▶ RECORDED INFORMATION:

■ ■ ■ ■

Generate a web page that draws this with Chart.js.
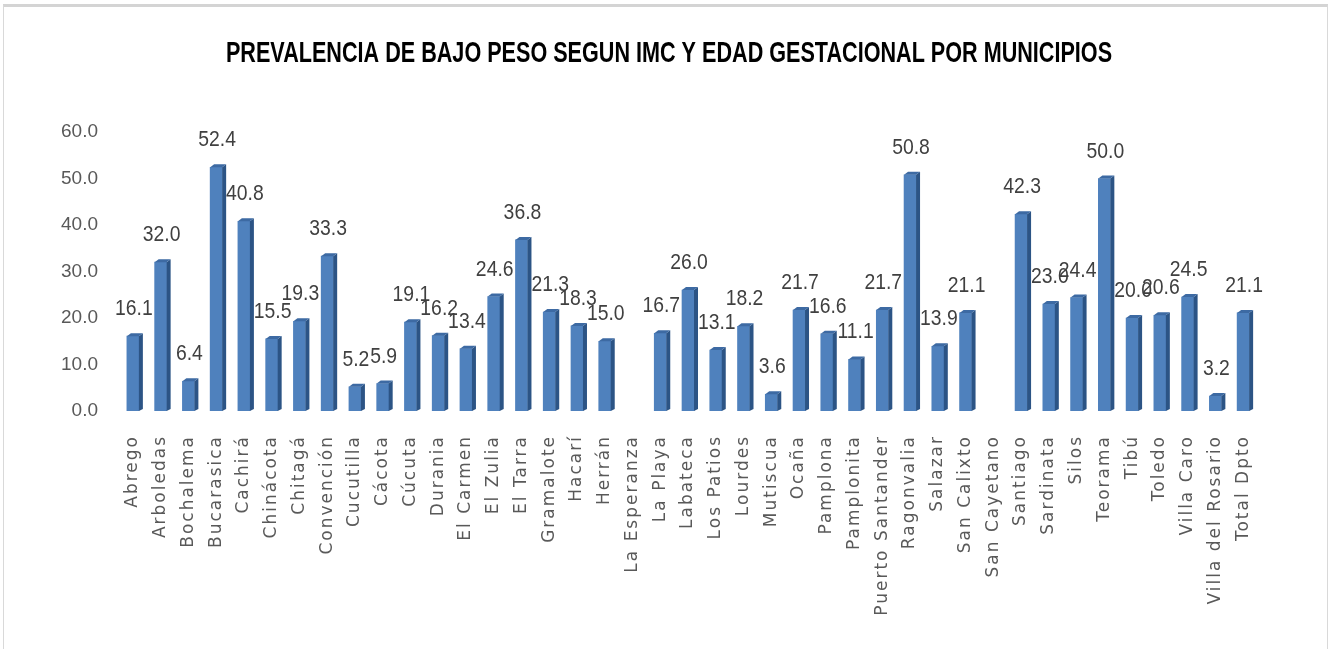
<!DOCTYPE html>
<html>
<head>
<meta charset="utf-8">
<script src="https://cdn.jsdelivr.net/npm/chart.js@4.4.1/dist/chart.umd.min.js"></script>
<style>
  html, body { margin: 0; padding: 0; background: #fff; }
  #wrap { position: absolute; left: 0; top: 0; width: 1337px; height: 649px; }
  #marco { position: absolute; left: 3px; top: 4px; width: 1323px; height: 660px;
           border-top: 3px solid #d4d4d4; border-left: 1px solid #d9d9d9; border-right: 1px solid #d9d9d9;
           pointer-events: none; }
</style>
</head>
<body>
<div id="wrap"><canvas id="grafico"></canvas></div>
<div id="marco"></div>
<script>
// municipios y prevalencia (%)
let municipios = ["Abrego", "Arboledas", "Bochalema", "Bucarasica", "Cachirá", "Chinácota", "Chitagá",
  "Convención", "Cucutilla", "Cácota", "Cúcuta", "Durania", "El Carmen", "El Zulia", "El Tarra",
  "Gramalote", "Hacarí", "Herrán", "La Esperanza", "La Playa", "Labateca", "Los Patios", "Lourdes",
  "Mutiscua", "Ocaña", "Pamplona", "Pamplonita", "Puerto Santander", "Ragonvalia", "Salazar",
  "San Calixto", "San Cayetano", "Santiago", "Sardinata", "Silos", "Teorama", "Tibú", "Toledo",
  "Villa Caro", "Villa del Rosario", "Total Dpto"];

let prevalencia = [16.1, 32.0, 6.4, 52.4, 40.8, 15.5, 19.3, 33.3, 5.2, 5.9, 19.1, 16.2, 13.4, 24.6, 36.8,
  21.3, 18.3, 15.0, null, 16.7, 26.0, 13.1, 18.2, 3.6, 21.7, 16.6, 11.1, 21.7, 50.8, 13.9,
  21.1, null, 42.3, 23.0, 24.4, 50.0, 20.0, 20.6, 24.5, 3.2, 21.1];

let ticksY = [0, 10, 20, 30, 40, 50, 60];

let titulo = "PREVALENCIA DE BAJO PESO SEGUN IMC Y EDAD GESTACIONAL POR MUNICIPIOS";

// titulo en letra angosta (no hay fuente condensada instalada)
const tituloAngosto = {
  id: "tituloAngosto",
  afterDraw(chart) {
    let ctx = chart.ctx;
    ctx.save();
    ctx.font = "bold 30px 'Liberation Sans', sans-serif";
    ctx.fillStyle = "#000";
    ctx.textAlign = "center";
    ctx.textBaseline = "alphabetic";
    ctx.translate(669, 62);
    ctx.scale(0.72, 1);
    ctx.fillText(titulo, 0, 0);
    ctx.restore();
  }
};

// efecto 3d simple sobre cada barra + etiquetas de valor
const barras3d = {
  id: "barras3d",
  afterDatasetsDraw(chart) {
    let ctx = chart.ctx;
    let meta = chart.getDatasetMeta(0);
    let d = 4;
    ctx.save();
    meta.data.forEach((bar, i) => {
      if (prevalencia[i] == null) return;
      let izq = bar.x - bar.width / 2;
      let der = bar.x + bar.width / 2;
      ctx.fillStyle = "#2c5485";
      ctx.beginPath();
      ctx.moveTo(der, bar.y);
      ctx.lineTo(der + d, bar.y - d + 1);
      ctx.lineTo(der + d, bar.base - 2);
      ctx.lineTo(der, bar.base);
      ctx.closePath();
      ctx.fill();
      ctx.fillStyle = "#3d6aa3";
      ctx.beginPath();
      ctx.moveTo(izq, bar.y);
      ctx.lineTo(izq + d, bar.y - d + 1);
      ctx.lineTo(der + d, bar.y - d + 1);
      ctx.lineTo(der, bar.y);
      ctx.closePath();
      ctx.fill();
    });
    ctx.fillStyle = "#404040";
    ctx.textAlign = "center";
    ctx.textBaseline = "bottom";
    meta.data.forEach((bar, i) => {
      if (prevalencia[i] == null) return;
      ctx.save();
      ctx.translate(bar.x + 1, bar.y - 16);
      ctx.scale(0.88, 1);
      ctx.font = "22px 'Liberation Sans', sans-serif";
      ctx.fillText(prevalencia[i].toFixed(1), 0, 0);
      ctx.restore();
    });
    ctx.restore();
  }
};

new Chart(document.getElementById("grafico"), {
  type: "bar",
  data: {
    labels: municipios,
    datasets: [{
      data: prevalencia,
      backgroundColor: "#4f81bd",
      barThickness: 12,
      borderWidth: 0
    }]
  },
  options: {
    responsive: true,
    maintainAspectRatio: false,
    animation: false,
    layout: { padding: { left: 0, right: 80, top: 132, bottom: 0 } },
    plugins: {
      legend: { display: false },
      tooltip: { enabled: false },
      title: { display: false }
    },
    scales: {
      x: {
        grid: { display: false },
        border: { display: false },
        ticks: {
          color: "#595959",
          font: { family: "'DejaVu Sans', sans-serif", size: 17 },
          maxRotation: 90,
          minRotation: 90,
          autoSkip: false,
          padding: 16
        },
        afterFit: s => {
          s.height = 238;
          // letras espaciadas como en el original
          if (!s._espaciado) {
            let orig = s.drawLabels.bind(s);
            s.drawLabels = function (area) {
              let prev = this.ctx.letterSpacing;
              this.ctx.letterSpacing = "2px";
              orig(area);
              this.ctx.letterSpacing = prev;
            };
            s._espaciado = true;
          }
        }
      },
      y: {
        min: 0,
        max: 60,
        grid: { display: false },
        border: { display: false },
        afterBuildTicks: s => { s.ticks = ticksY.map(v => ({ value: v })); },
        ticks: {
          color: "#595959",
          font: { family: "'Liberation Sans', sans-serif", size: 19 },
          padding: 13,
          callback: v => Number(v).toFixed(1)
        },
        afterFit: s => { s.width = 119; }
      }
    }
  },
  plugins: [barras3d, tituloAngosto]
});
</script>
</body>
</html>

■ ■ ■ ■

Restate the entire listing word for word, excluding pictures.

Generate a web page that draws this with Chart.js.
<!DOCTYPE html>
<html>
<head>
<meta charset="utf-8">
<script src="https://cdn.jsdelivr.net/npm/chart.js@4.4.1/dist/chart.umd.min.js"></script>
<style>
  html, body { margin: 0; padding: 0; background: #fff; }
  #wrap { position: absolute; left: 0; top: 0; width: 1337px; height: 649px; }
  #marco { position: absolute; left: 3px; top: 4px; width: 1323px; height: 660px;
           border-top: 3px solid #d4d4d4; border-left: 1px solid #d9d9d9; border-right: 1px solid #d9d9d9;
           pointer-events: none; }
</style>
</head>
<body>
<div id="wrap"><canvas id="grafico"></canvas></div>
<div id="marco"></div>
<script>
// municipios y prevalencia (%)
let municipios = ["Abrego", "Arboledas", "Bochalema", "Bucarasica", "Cachirá", "Chinácota", "Chitagá",
  "Convención", "Cucutilla", "Cácota", "Cúcuta", "Durania", "El Carmen", "El Zulia", "El Tarra",
  "Gramalote", "Hacarí", "Herrán", "La Esperanza", "La Playa", "Labateca", "Los Patios", "Lourdes",
  "Mutiscua", "Ocaña", "Pamplona", "Pamplonita", "Puerto Santander", "Ragonvalia", "Salazar",
  "San Calixto", "San Cayetano", "Santiago", "Sardinata", "Silos", "Teorama", "Tibú", "Toledo",
  "Villa Caro", "Villa del Rosario", "Total Dpto"];

let prevalencia = [16.1, 32.0, 6.4, 52.4, 40.8, 15.5, 19.3, 33.3, 5.2, 5.9, 19.1, 16.2, 13.4, 24.6, 36.8,
  21.3, 18.3, 15.0, null, 16.7, 26.0, 13.1, 18.2, 3.6, 21.7, 16.6, 11.1, 21.7, 50.8, 13.9,
  21.1, null, 42.3, 23.0, 24.4, 50.0, 20.0, 20.6, 24.5, 3.2, 21.1];

let ticksY = [0, 10, 20, 30, 40, 50, 60];

let titulo = "PREVALENCIA DE BAJO PESO SEGUN IMC Y EDAD GESTACIONAL POR MUNICIPIOS";

// titulo en letra angosta (no hay fuente condensada instalada)
const tituloAngosto = {
  id: "tituloAngosto",
  afterDraw(chart) {
    let ctx = chart.ctx;
    ctx.save();
    ctx.font = "bold 30px 'Liberation Sans', sans-serif";
    ctx.fillStyle = "#000";
    ctx.textAlign = "center";
    ctx.textBaseline = "alphabetic";
    ctx.translate(669, 62);
    ctx.scale(0.72, 1);
    ctx.fillText(titulo, 0, 0);
    ctx.restore();
  }
};

// efecto 3d simple sobre cada barra + etiquetas de valor
const barras3d = {
  id: "barras3d",
  afterDatasetsDraw(chart) {
    let ctx = chart.ctx;
    let meta = chart.getDatasetMeta(0);
    let d = 4;
    ctx.save();
    meta.data.forEach((bar, i) => {
      if (prevalencia[i] == null) return;
      let izq = bar.x - bar.width / 2;
      let der = bar.x + bar.width / 2;
      ctx.fillStyle = "#2c5485";
      ctx.beginPath();
      ctx.moveTo(der, bar.y);
      ctx.lineTo(der + d, bar.y - d + 1);
      ctx.lineTo(der + d, bar.base - 2);
      ctx.lineTo(der, bar.base);
      ctx.closePath();
      ctx.fill();
      ctx.fillStyle = "#3d6aa3";
      ctx.beginPath();
      ctx.moveTo(izq, bar.y);
      ctx.lineTo(izq + d, bar.y - d + 1);
      ctx.lineTo(der + d, bar.y - d + 1);
      ctx.lineTo(der, bar.y);
      ctx.closePath();
      ctx.fill();
    });
    ctx.fillStyle = "#404040";
    ctx.textAlign = "center";
    ctx.textBaseline = "bottom";
    meta.data.forEach((bar, i) => {
      if (prevalencia[i] == null) return;
      ctx.save();
      ctx.translate(bar.x + 1, bar.y - 16);
      ctx.scale(0.88, 1);
      ctx.font = "22px 'Liberation Sans', sans-serif";
      ctx.fillText(prevalencia[i].toFixed(1), 0, 0);
      ctx.restore();
    });
    ctx.restore();
  }
};

new Chart(document.getElementById("grafico"), {
  type: "bar",
  data: {
    labels: municipios,
    datasets: [{
      data: prevalencia,
      backgroundColor: "#4f81bd",
      barThickness: 12,
      borderWidth: 0
    }]
  },
  options: {
    responsive: true,
    maintainAspectRatio: false,
    animation: false,
    layout: { padding: { left: 0, right: 80, top: 132, bottom: 0 } },
    plugins: {
      legend: { display: false },
      tooltip: { enabled: false },
      title: { display: false }
    },
    scales: {
      x: {
        grid: { display: false },
        border: { display: false },
        ticks: {
          color: "#595959",
          font: { family: "'DejaVu Sans', sans-serif", size: 17 },
          maxRotation: 90,
          minRotation: 90,
          autoSkip: false,
          padding: 16
        },
        afterFit: s => {
          s.height = 238;
          // letras espaciadas como en el original
          if (!s._espaciado) {
            let orig = s.drawLabels.bind(s);
            s.drawLabels = function (area) {
              let prev = this.ctx.letterSpacing;
              this.ctx.letterSpacing = "2px";
              orig(area);
              this.ctx.letterSpacing = prev;
            };
            s._espaciado = true;
          }
        }
      },
      y: {
        min: 0,
        max: 60,
        grid: { display: false },
        border: { display: false },
        afterBuildTicks: s => { s.ticks = ticksY.map(v => ({ value: v })); },
        ticks: {
          color: "#595959",
          font: { family: "'Liberation Sans', sans-serif", size: 19 },
          padding: 13,
          callback: v => Number(v).toFixed(1)
        },
        afterFit: s => { s.width = 119; }
      }
    }
  },
  plugins: [barras3d, tituloAngosto]
});
</script>
</body>
</html>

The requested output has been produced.